- _GIVEN DATA_:
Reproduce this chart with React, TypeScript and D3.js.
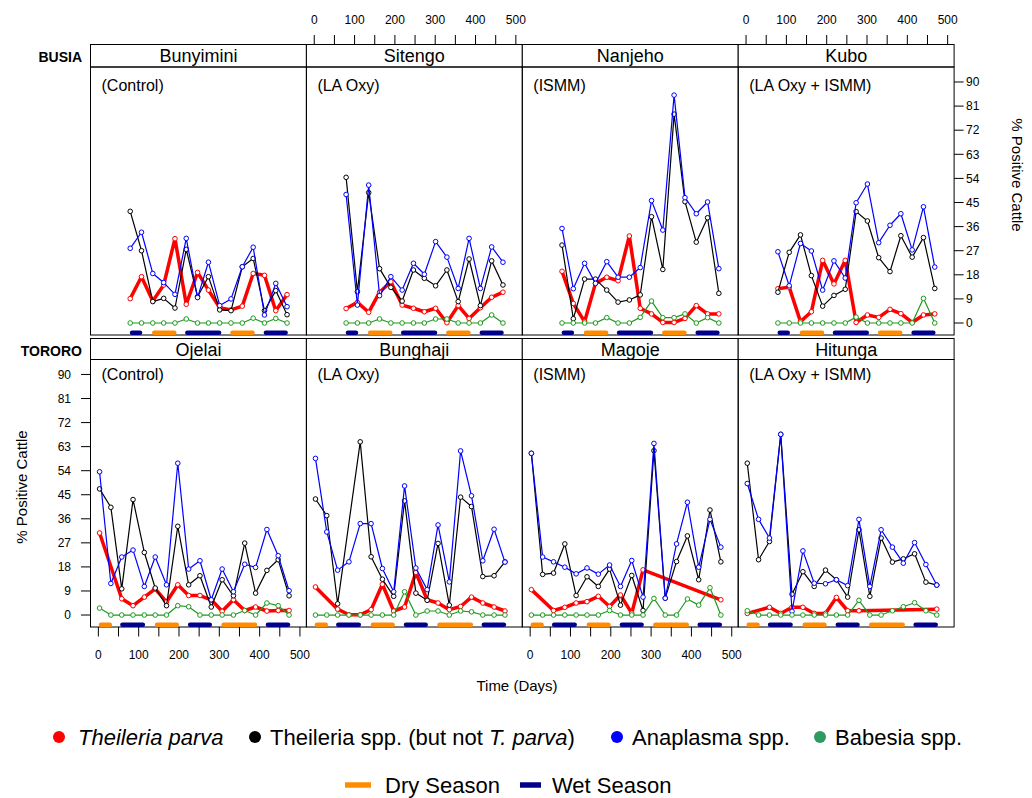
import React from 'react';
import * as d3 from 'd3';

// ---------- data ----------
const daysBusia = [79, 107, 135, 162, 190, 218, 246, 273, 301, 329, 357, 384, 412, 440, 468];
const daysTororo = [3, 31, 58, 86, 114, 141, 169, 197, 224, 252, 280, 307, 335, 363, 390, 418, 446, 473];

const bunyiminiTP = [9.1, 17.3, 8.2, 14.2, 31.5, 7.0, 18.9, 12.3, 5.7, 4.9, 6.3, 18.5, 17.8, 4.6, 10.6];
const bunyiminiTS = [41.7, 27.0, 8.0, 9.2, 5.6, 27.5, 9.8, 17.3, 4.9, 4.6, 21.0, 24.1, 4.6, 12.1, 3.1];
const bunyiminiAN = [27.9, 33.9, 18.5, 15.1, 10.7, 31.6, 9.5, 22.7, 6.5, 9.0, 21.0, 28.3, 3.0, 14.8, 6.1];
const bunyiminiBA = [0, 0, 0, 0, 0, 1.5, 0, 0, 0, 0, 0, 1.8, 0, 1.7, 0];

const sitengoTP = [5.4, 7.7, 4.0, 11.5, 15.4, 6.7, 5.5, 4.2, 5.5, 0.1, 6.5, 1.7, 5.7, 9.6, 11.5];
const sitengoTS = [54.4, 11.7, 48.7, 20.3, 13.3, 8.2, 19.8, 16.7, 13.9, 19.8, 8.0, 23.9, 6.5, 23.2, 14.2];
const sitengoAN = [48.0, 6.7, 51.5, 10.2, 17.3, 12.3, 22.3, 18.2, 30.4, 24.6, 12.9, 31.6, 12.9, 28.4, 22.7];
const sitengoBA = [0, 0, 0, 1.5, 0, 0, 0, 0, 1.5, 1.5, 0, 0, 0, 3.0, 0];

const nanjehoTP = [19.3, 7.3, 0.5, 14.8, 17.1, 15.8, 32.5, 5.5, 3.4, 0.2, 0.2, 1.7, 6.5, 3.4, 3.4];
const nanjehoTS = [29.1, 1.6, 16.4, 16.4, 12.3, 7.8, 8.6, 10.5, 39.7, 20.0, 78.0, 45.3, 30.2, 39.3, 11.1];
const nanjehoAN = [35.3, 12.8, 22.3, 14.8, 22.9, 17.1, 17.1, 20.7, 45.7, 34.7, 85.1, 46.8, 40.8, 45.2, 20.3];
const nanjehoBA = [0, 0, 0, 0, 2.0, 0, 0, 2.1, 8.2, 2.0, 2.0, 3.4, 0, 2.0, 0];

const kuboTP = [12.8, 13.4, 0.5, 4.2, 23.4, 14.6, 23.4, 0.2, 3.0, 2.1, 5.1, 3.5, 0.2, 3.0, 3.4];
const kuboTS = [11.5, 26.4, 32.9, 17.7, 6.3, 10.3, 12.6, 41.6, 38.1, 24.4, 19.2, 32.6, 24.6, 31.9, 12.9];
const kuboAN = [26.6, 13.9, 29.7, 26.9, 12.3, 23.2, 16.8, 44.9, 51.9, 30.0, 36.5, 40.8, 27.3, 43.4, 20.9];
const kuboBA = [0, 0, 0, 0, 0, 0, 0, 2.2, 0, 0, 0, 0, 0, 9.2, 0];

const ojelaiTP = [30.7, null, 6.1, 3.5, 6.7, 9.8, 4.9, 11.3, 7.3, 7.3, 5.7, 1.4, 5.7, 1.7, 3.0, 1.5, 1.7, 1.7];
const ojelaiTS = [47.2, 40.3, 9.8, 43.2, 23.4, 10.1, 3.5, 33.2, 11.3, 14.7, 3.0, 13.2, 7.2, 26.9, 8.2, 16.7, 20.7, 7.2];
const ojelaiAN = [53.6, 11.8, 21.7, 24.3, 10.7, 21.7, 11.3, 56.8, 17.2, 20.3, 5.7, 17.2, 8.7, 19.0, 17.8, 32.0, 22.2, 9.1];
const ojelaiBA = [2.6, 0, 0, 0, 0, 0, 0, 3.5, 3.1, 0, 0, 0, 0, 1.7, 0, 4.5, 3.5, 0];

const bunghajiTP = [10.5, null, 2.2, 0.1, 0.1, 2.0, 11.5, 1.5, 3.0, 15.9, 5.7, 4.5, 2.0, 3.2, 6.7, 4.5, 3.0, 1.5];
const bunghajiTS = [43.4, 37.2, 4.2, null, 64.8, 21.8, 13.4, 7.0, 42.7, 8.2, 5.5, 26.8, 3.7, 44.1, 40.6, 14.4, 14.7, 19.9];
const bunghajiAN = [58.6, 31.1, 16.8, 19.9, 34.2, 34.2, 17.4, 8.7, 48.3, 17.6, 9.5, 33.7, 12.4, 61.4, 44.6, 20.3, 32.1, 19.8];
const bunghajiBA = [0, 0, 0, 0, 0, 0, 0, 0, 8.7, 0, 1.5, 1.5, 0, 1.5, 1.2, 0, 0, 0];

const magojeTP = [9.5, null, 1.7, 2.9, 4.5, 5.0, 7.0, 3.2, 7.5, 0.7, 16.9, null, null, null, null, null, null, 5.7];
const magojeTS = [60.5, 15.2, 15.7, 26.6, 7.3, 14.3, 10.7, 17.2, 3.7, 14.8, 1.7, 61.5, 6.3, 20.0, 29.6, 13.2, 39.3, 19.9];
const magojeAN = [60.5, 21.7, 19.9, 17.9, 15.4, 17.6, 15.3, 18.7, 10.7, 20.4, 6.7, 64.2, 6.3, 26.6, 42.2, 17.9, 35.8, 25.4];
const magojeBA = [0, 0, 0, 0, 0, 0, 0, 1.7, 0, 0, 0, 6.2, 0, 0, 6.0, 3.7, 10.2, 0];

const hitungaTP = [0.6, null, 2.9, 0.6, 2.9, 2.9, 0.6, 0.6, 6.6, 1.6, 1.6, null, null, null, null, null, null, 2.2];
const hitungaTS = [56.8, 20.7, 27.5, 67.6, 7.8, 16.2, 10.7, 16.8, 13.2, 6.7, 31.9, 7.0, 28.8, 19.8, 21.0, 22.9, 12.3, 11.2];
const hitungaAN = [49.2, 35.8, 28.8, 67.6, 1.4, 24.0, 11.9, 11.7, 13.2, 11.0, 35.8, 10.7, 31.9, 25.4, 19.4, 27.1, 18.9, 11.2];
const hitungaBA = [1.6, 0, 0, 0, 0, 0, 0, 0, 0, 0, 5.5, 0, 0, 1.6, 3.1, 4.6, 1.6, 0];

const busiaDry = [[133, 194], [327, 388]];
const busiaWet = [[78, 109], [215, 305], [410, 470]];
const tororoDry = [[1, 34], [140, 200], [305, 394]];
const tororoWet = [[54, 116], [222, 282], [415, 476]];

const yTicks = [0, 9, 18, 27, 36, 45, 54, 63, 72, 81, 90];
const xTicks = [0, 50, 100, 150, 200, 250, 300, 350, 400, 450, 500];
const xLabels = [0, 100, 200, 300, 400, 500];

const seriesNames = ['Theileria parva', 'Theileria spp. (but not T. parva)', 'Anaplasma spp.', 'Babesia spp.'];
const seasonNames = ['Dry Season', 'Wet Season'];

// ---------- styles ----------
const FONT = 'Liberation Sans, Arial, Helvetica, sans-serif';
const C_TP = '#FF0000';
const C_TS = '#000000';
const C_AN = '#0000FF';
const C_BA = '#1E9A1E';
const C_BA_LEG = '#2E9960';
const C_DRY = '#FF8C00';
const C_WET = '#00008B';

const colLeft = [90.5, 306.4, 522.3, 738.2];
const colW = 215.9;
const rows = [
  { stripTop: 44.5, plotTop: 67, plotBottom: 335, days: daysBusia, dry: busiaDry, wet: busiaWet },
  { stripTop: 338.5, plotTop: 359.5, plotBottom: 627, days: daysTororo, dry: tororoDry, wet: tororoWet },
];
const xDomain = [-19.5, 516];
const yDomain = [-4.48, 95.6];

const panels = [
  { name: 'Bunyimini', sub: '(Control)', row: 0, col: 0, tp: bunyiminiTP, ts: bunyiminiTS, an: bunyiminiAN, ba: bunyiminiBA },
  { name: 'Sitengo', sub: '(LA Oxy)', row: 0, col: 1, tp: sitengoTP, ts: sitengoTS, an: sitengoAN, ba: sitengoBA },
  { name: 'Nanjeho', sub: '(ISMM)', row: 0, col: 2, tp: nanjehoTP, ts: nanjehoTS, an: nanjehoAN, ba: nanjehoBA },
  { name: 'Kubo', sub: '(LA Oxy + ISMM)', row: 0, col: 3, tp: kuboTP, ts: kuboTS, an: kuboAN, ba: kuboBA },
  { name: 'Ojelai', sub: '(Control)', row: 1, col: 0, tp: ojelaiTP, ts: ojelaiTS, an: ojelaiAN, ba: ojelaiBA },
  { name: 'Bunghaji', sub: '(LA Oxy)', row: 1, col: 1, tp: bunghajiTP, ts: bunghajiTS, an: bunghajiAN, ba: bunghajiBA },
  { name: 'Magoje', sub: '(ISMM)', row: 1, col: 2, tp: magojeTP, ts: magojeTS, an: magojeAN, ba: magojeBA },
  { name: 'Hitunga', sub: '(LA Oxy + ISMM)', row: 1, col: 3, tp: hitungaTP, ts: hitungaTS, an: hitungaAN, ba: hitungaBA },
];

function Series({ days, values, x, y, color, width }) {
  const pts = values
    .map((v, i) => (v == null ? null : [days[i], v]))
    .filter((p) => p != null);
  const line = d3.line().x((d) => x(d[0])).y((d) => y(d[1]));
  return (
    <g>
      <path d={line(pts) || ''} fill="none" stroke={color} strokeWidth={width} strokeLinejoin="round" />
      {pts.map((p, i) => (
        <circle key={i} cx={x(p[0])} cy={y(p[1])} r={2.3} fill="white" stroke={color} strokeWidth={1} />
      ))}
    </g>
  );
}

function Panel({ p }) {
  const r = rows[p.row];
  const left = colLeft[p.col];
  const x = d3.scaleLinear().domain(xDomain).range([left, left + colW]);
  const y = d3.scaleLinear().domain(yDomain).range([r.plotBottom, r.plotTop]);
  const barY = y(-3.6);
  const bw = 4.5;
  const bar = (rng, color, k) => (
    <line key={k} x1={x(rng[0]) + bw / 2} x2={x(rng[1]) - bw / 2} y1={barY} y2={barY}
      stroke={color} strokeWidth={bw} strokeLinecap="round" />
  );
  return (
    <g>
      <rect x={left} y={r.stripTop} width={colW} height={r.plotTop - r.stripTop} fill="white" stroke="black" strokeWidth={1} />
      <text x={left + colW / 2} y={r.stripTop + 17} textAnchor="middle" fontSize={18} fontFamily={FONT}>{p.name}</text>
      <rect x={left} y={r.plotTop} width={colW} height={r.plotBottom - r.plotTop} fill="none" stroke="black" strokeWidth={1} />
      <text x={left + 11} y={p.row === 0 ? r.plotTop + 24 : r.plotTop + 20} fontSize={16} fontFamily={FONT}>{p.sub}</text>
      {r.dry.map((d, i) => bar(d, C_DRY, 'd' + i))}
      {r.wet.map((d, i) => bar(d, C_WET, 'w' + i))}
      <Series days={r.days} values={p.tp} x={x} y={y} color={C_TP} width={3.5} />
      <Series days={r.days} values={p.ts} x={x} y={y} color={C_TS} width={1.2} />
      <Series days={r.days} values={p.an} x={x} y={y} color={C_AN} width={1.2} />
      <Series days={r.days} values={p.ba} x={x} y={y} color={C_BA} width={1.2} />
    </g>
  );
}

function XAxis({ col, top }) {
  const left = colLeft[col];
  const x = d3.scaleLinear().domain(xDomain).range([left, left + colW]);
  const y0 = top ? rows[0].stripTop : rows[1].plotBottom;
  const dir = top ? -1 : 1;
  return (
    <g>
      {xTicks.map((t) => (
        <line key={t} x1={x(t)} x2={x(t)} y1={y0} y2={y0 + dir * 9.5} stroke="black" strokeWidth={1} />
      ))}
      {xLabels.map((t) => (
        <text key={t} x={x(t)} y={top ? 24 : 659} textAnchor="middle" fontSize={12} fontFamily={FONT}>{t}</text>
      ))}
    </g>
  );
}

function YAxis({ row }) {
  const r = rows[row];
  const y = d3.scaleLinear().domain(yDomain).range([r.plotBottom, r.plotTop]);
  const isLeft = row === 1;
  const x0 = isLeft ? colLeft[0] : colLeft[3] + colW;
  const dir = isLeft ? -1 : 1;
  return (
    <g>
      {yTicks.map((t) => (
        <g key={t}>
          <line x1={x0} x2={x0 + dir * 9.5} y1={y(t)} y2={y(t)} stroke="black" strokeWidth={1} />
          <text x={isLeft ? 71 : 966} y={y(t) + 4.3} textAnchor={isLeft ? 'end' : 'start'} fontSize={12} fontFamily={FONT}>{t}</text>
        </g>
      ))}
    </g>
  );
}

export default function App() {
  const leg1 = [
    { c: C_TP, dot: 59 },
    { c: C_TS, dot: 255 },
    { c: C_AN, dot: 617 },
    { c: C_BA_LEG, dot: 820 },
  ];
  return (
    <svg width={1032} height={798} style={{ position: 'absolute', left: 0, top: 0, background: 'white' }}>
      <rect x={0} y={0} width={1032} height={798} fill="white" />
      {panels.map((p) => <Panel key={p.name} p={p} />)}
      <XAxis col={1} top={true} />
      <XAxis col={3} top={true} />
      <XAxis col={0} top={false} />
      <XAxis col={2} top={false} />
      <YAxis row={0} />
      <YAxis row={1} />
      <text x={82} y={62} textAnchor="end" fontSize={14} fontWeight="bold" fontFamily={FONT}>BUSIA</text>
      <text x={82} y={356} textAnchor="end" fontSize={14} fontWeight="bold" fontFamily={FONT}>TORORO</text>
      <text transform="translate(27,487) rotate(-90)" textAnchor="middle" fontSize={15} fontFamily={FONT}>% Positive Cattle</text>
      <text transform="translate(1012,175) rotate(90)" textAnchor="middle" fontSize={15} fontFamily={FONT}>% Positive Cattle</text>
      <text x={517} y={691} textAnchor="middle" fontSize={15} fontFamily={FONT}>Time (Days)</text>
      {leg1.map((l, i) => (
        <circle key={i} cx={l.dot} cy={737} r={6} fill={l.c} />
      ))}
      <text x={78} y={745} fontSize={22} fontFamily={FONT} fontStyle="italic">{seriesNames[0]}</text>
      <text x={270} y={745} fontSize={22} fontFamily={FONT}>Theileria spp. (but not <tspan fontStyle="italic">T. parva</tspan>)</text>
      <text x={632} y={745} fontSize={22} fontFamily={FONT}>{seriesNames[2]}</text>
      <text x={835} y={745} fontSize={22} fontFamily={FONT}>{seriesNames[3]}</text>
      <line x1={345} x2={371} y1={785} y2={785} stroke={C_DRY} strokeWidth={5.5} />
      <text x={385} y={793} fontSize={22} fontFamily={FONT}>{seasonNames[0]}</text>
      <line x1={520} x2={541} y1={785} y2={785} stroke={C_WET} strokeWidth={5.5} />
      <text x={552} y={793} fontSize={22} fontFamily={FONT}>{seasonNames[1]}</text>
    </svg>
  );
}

- _EXERCISE INSTRUCTIONS_:
Pictures stay out. Print the data exactly, from its first line through the line containing "418, 446, 473];".

- _EXPECTED ANSWER_:
Reproduce this chart with React, TypeScript and D3.js.
import React from 'react';
import * as d3 from 'd3';

// ---------- data ----------
const daysBusia = [79, 107, 135, 162, 190, 218, 246, 273, 301, 329, 357, 384, 412, 440, 468];
const daysTororo = [3, 31, 58, 86, 114, 141, 169, 197, 224, 252, 280, 307, 335, 363, 390, 418, 446, 473];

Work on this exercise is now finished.